Bus station at North portion of Kingston

Kingston Bus Terminal is the inter-city bus station in Kingston, Ontario, Canada. It is at 1175 John Counter Boulevard, adjoining the Kingston Transit head office and bus garage. This location is in the northern portion of Kingston near Highway 401, the main highway across Southern Ontario. The terminal has 4 bays to handle 4 buses at a time. At present, Megabus/Coach Canada is the only bus line that regularly uses the terminal.

The station is open between 10:30 a.m. and 8:00 p.m. daily. Coq-O-Bec Rotisserie Chicken is located within the terminal, and there is a Tim Hortons next door. Parking for cars is available at the front the building, and for buses to the rear.

Local buses operating in the area of the terminal are Kingston Transit Routes 2, 7, and 16.

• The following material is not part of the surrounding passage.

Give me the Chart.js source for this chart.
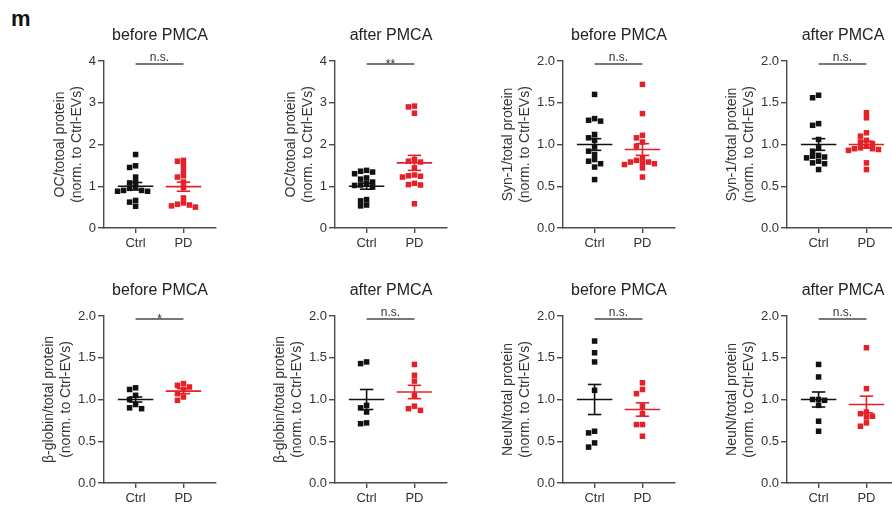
<!DOCTYPE html>
<html><head><meta charset="utf-8">
<script src="https://cdn.jsdelivr.net/npm/chart.js@4.4.1/dist/chart.umd.min.js"></script>
<style>
body{margin:0;width:892px;height:511px;overflow:hidden;background:#fff;position:relative;font-family:'Liberation Sans',Arial,sans-serif}
.p{position:absolute;width:225px;height:256px}
#m{position:absolute;left:11px;top:8px;font-weight:bold;font-size:22px;line-height:22px;color:#111}
</style></head><body>
<div id="m">m</div>
<script>
// ---------- data ----------
const groups = ['Ctrl', 'PD'];
const titles = ['before PMCA','after PMCA','before PMCA','after PMCA','before PMCA','after PMCA','before PMCA','after PMCA'];
const yTitles = ['OC/totoal protein','OC/totoal protein','Syn-1/total protein','Syn-1/total protein',
                 'β-globin/total protein','β-globin/total protein','NeuN/total protein','NeuN/total protein'];
const yTitle2 = '(norm. to Ctrl-EVs)';
const sigLabels = ['n.s.','**','n.s.','n.s.','*','n.s.','n.s.','n.s.'];
const yMax  = [4, 4, 2, 2, 2, 2, 2, 2];
const yStep = [1, 1, 0.5, 0.5, 0.5, 0.5, 0.5, 0.5];

const ocBeforeCtrl  = [1.76,1.49,1.45,1.22,1.10,1.08,0.98,0.95,0.90,0.88,0.90,0.88,0.66,0.62,0.52];
const ocBeforePD    = [1.62,1.60,1.50,1.37,1.25,1.22,1.10,0.97,0.72,0.60,0.57,0.55,0.53,0.50];
const ocAfterCtrl   = [1.38,1.36,1.34,1.30,1.20,1.17,1.10,1.07,1.03,1.02,0.98,0.68,0.65,0.55,0.53];
const ocAfterPD     = [2.92,2.90,2.75,1.64,1.60,1.58,1.44,1.27,1.25,1.22,1.24,1.07,1.04,1.03,0.58];
const synBeforeCtrl = [1.60,1.31,1.29,1.28,1.12,1.08,1.05,0.97,0.92,0.88,0.82,0.80,0.77,0.73,0.58];
const synBeforePD   = [1.72,1.37,1.11,1.08,1.03,0.98,0.84,0.81,0.79,0.79,0.78,0.77,0.76,0.72,0.61];
const synAfterCtrl  = [1.59,1.56,1.25,1.23,1.06,0.96,0.92,0.87,0.86,0.85,0.84,0.80,0.78,0.77,0.70];
const synAfterPD    = [1.38,1.32,1.14,1.10,1.05,1.03,1.01,0.98,0.96,0.95,0.95,0.94,0.93,0.78,0.70];
const hbBeforeCtrl  = [1.14,1.12,1.05,1.00,0.94,0.90,0.89];
const hbBeforePD    = [1.19,1.17,1.15,1.12,1.07,1.03,0.99];
const hbAfterCtrl   = [1.45,1.43,0.93,0.90,0.85,0.72,0.71];
const hbAfterPD     = [1.42,1.29,1.22,1.05,0.92,0.89,0.87];
const neunBeforeCtrl= [1.70,1.56,1.45,1.11,0.62,0.60,0.48,0.43];
const neunBeforePD  = [1.20,1.12,1.07,0.92,0.83,0.70,0.70,0.56];
const neunAfterCtrl = [1.42,1.27,1.00,1.00,0.99,0.93,0.74,0.62];
const neunAfterPD   = [1.62,1.13,0.85,0.83,0.80,0.79,0.72,0.68];

const ctrlMeans = [1.00,1.00,1.00,1.00,1.00,1.00,1.00,1.00];
const ctrlSEM   = [0.09,0.07,0.07,0.07,0.03,0.12,0.18,0.09];
const pdMeans   = [0.99,1.56,0.94,1.00,1.10,1.09,0.88,0.94];
const pdSEM     = [0.11,0.18,0.07,0.04,0.03,0.08,0.08,0.10];

const ctrlSets = [ocBeforeCtrl,ocAfterCtrl,synBeforeCtrl,synAfterCtrl,hbBeforeCtrl,hbAfterCtrl,neunBeforeCtrl,neunAfterCtrl];
const pdSets   = [ocBeforePD,ocAfterPD,synBeforePD,synAfterPD,hbBeforePD,hbAfterPD,neunBeforePD,neunAfterPD];

// ---------- layout / style ----------
const FONT = "'Liberation Sans', Arial, sans-serif";
Chart.defaults.font.family = FONT;
const axisX = [103.5, 335, 563, 787];
const rowTop = [0, 255];
const BLACK = '#111111', RED = 'rgb(228,32,40)', AX = '#4a4a4a';
const PLOT_H = 167, PX_X = 47.86, STEP_X = 6, GAP_Y = 4.5;

// GraphPad-like horizontal spreading of points sharing a level
function swarm(values, ymax){
  const pxY = PLOT_H / ymax;
  const idx = values.map((v,i)=>i).sort((a,b)=>values[b]-values[a]);
  const placed = [], off = new Array(values.length).fill(0);
  for (const i of idx){
    const y = values[i]*pxY;
    for (let k=0;k<60;k++){
      const c = k===0 ? 0 : (k%2 ? -1 : 1) * Math.ceil(k/2) * STEP_X;
      if (placed.every(p => Math.abs(p.y-y) >= GAP_Y || Math.abs(p.x-c) >= STEP_X)){
        off[i] = c; placed.push({x:c,y}); break;
      }
    }
  }
  return off.map(o => o / PX_X);
}

const sigPlugin = {
  id: 'sig',
  afterDraw(chart, args, opts){
    const {ctx, scales:{x, y}} = chart;
    const x0 = x.getPixelForValue(0), x1 = x.getPixelForValue(1);
    const yy = y.getPixelForValue(y.max) + 3;
    ctx.save();
    ctx.strokeStyle = AX; ctx.lineWidth = 1.4;
    ctx.beginPath(); ctx.moveTo(x0, yy); ctx.lineTo(x1, yy); ctx.stroke();
    ctx.fillStyle = '#333'; ctx.font = '12px ' + FONT;
    ctx.textAlign = 'center'; ctx.textBaseline = 'alphabetic';
    ctx.fillText(opts.text, (x0+x1)/2, opts.text.indexOf('*')>=0 ? yy + 3.5 : yy - 3);
    ctx.restore();
  }
};

function seg(x0, x1, y0, y1, color, w){
  return {type:'line', data:[{x:x0,y:y0},{x:x1,y:y1}], borderColor:color, borderWidth:w,
          pointRadius:0, showLine:true, fill:false, order:0};
}

for (let p=0; p<8; p++){
  const row = Math.floor(p/4), col = p%4;
  const cv = document.createElement('canvas');
  cv.className = 'p';
  cv.style.left = (axisX[col]-100) + 'px';
  cv.style.top = rowTop[row] + 'px';
  cv.width = 225; cv.height = 256;
  document.body.appendChild(cv);

  const sets = [ctrlSets[p], pdSets[p]];
  const means = [ctrlMeans[p], pdMeans[p]];
  const sems = [ctrlSEM[p], pdSEM[p]];
  const colors = [BLACK, RED];
  const datasets = [];
  sets.forEach((vals, g) => {
    const off = swarm(vals, yMax[p]);
    datasets.push({type:'scatter', data: vals.map((v,i)=>({x:g+off[i], y:v})),
      pointStyle:'rect', pointRadius:3.9, pointHoverRadius:3.9, backgroundColor:colors[g],
      borderWidth:0, order:1});
    const m = means[g], s = sems[g];
    datasets.push(seg(g-0.37, g+0.37, m, m, colors[g], 1.6));
    datasets.push(seg(g-0.14, g+0.14, m+s, m+s, colors[g], 1.6));
    datasets.push(seg(g-0.14, g+0.14, m-s, m-s, colors[g], 1.6));
    datasets.push(seg(g, g, m-s, m+s, colors[g], 1.6));
  });

  const dec = yStep[p] < 1 ? 1 : 0;
  const titlePad = dec ? 36.5 : 47.5;
  new Chart(cv, {
    type: 'scatter',
    data: {datasets},
    plugins: [sigPlugin],
    options: {
      responsive:false, animation:false, events:[],
      layout:{padding:{left:0, right:13, top:0, bottom:0}},
      plugins:{
        legend:{display:false}, tooltip:{enabled:false},
        title:{display:true, text:titles[p], fullSize:false, color:'#222',
               font:{size:16, weight:'normal', lineHeight:1.2}, padding:{top:26.4, bottom:15.4}},
        sig:{text:sigLabels[p]}
      },
      scales:{
        x:{type:'linear', min:-0.66, max:1.68,
           afterBuildTicks: s => { s.ticks = groups.map((g,i)=>({value:i})); },
           afterFit: s => { s.height = 28; },
           ticks:{callback: v => groups[v], color:'#333', font:{size:13}, padding:3, maxRotation:0, autoSkip:false},
           grid:{display:true, drawOnChartArea:false, tickLength:5, color:AX, lineWidth:1.4},
           border:{display:true, color:AX, width:1.4}},
        y:{min:0, max:yMax[p],
           afterFit: s => { s.width = 100; },
           ticks:{stepSize:yStep[p], callback: v => v.toFixed(dec), color:'#333', font:{size:13}, padding:2},
           grid:{display:true, drawOnChartArea:false, tickLength:6, color:AX, lineWidth:1.4},
           border:{display:true, color:AX, width:1.4},
           title:{display:true, text:[yTitles[p], yTitle2], color:'#333',
                  font:{size:14, lineHeight:1.21}, padding:{top:titlePad, bottom:0}}}
      }
    }
  });
}
</script>
</body></html>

The facility opened in 1992, replacing the old bus terminal located on Division Street south of the 401.

==Bus services==

| Bus Company | Destinations |
|---|---|
| Coach Canada (Megabus) | Brockville, Cornwall, Kirkland, Quebec, Mississauga, Montreal, Ottawa, Toronto, Pearson Airport, Toronto-Yorkdale, Whitby |

===Previous terminals===

Colonial Coach Lines initially operated from a garage at Queen and Bagot streets in 1926. In 1931, a new terminal was built behind the Windsor Hotel at Princess and Montreal Streets. In 1947, the terminal moved to a new building off the traffic circle at Bath Road and Princess, which included a restaurant and waiting room. In 1972, what was by then Voyageur Colonial Bus Lines relocated to a terminal at Division Street just south of Counter, close to Highway 401. That building is now the Portuguese Cultural Centre.